>> begin DATASET EXCERPT

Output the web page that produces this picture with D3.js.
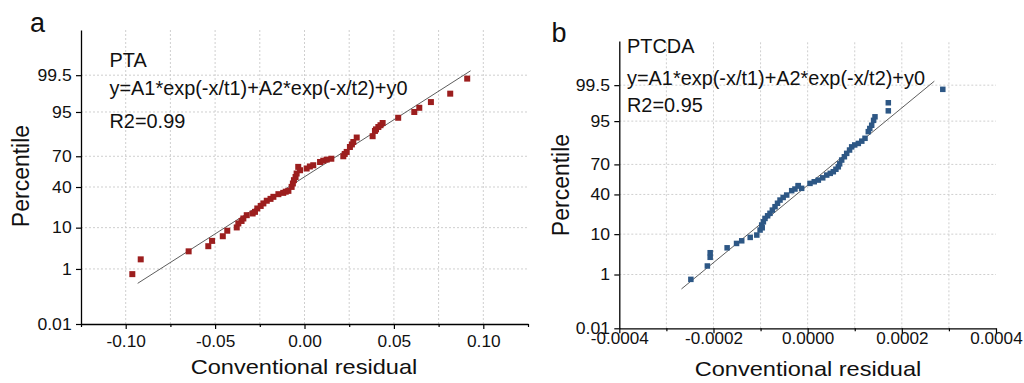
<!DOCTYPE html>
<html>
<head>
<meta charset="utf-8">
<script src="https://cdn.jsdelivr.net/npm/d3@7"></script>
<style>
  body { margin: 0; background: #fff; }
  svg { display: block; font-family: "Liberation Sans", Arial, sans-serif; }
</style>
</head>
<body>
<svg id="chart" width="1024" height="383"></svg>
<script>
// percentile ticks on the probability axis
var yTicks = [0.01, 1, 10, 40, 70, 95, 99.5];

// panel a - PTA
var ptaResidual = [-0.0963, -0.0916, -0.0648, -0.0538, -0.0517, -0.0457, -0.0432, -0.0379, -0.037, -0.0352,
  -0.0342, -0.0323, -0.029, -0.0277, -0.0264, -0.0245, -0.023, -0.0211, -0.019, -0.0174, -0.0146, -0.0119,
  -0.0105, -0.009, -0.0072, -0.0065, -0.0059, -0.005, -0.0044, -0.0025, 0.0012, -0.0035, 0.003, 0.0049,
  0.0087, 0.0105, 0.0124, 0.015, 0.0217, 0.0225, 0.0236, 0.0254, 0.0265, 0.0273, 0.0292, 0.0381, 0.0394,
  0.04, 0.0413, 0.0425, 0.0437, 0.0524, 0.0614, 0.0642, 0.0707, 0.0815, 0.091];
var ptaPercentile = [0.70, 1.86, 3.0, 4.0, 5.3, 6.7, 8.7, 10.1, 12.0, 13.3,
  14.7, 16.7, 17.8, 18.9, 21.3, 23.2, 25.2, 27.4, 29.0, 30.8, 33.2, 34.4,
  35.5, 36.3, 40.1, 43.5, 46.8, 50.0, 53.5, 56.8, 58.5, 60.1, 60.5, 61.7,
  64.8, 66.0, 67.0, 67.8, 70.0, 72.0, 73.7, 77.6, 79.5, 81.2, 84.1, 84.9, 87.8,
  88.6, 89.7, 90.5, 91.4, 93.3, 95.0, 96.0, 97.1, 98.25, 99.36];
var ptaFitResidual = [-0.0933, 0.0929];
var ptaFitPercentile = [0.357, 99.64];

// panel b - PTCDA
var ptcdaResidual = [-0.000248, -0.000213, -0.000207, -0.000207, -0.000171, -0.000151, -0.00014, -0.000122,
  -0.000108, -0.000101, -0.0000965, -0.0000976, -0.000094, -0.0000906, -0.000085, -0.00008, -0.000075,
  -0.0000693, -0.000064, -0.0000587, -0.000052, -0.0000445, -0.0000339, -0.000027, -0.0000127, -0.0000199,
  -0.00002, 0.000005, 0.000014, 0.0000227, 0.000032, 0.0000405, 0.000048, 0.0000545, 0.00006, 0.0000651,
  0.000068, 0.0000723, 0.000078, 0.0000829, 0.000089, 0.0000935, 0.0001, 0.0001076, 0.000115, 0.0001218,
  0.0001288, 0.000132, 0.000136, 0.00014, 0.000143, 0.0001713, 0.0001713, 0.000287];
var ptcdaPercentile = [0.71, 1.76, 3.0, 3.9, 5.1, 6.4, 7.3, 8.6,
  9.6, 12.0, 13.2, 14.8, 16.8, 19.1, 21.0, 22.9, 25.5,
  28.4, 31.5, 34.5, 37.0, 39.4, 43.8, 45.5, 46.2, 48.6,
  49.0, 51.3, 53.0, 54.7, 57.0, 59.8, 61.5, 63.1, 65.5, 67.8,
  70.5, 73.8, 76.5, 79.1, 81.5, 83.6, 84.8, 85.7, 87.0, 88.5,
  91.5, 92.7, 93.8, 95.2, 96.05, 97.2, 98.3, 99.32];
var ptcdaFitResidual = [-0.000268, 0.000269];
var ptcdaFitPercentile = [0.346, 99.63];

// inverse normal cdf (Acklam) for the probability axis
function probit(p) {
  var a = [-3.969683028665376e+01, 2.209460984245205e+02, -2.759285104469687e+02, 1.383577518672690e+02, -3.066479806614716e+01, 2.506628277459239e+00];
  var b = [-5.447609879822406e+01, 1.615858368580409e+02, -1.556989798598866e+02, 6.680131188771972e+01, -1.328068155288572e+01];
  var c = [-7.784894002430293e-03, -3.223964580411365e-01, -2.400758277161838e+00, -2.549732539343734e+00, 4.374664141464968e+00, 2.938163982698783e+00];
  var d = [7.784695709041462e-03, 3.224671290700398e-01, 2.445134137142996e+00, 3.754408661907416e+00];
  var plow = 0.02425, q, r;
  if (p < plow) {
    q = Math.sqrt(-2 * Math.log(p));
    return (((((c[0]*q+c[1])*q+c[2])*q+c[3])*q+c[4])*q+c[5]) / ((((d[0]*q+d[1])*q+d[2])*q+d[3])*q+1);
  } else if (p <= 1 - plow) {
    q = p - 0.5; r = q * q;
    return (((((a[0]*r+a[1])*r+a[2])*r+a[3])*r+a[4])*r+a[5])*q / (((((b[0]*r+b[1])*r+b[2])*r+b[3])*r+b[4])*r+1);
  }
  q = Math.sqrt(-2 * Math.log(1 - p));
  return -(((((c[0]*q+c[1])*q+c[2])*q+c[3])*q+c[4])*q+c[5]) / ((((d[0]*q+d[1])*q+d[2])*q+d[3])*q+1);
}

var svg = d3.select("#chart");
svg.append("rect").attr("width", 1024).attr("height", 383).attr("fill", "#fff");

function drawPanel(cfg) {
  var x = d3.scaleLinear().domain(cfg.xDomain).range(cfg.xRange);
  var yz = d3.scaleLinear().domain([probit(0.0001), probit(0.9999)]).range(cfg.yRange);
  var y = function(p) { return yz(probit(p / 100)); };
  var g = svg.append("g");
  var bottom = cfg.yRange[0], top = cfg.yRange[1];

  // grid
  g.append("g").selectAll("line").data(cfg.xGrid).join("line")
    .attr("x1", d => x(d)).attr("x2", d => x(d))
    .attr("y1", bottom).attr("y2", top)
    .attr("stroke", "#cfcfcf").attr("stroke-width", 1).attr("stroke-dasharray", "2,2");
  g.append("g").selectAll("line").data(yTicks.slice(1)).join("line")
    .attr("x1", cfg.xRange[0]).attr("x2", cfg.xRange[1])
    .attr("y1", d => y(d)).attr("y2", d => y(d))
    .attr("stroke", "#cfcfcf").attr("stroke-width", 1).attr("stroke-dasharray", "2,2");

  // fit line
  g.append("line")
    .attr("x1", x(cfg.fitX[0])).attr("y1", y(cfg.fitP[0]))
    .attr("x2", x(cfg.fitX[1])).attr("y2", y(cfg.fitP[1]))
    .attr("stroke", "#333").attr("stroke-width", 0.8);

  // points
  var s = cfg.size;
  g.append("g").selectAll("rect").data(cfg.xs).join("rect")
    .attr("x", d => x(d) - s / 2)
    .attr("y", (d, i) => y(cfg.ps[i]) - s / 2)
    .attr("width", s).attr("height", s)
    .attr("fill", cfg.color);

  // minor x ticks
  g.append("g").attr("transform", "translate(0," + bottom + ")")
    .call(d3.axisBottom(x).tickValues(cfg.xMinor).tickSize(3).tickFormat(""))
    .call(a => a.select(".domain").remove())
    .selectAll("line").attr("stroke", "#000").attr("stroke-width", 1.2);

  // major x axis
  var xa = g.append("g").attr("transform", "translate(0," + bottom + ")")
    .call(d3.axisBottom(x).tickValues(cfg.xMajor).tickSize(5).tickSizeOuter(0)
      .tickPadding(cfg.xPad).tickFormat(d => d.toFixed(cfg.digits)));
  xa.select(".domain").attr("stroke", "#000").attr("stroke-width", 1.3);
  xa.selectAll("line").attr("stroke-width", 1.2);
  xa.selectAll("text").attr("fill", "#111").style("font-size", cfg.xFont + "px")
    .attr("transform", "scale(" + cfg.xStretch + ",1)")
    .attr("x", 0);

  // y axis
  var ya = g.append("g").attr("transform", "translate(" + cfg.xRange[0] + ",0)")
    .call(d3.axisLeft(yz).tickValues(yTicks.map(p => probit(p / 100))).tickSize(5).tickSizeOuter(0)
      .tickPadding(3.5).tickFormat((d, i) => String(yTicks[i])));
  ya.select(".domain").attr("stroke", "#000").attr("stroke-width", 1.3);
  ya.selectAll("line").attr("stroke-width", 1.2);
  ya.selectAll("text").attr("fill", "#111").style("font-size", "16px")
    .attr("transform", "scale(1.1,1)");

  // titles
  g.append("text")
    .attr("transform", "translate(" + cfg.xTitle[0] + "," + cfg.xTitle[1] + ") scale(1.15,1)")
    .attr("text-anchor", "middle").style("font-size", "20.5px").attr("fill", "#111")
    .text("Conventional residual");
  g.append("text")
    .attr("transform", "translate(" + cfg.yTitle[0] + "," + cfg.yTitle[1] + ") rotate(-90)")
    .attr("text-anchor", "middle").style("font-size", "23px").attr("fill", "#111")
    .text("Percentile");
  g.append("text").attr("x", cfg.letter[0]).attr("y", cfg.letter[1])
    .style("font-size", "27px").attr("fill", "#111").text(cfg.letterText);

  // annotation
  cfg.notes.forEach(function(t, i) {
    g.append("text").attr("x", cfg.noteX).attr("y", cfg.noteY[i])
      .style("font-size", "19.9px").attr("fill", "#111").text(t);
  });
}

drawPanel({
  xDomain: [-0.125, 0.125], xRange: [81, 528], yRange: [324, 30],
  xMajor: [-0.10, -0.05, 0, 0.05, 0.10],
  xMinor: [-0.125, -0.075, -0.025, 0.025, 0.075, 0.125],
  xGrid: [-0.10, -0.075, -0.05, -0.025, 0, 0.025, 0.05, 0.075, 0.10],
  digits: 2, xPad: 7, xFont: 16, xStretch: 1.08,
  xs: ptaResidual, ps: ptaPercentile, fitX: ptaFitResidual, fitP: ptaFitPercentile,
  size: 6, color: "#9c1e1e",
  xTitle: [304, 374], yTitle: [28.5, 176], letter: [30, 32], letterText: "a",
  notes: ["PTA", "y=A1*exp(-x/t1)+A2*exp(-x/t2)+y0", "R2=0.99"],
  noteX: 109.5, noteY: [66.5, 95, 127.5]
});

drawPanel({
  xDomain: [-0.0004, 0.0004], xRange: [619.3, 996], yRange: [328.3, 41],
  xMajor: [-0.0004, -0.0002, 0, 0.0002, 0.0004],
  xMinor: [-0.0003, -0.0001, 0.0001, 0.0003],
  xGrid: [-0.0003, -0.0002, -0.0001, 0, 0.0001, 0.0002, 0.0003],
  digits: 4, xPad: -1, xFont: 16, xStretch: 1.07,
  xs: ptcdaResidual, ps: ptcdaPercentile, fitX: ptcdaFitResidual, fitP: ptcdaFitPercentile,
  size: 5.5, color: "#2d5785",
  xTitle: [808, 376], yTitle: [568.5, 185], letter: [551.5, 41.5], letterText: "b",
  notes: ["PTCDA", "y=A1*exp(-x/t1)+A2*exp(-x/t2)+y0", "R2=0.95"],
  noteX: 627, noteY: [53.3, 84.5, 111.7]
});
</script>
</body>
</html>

>> end DATASET EXCERPT

## [WHAT YOU WILL DO]
Please reproduce the listing exactly from its opening line through the line that contains "var yTicks = [0.01, 1, 10, 40, 70, 95, 99.5];", both included, with all pictures omitted.

## [SOLUTION TO THE EXERCISE]
Output the web page that produces this picture with D3.js.
<!DOCTYPE html>
<html>
<head>
<meta charset="utf-8">
<script src="https://cdn.jsdelivr.net/npm/d3@7"></script>
<style>
  body { margin: 0; background: #fff; }
  svg { display: block; font-family: "Liberation Sans", Arial, sans-serif; }
</style>
</head>
<body>
<svg id="chart" width="1024" height="383"></svg>
<script>
// percentile ticks on the probability axis
var yTicks = [0.01, 1, 10, 40, 70, 95, 99.5];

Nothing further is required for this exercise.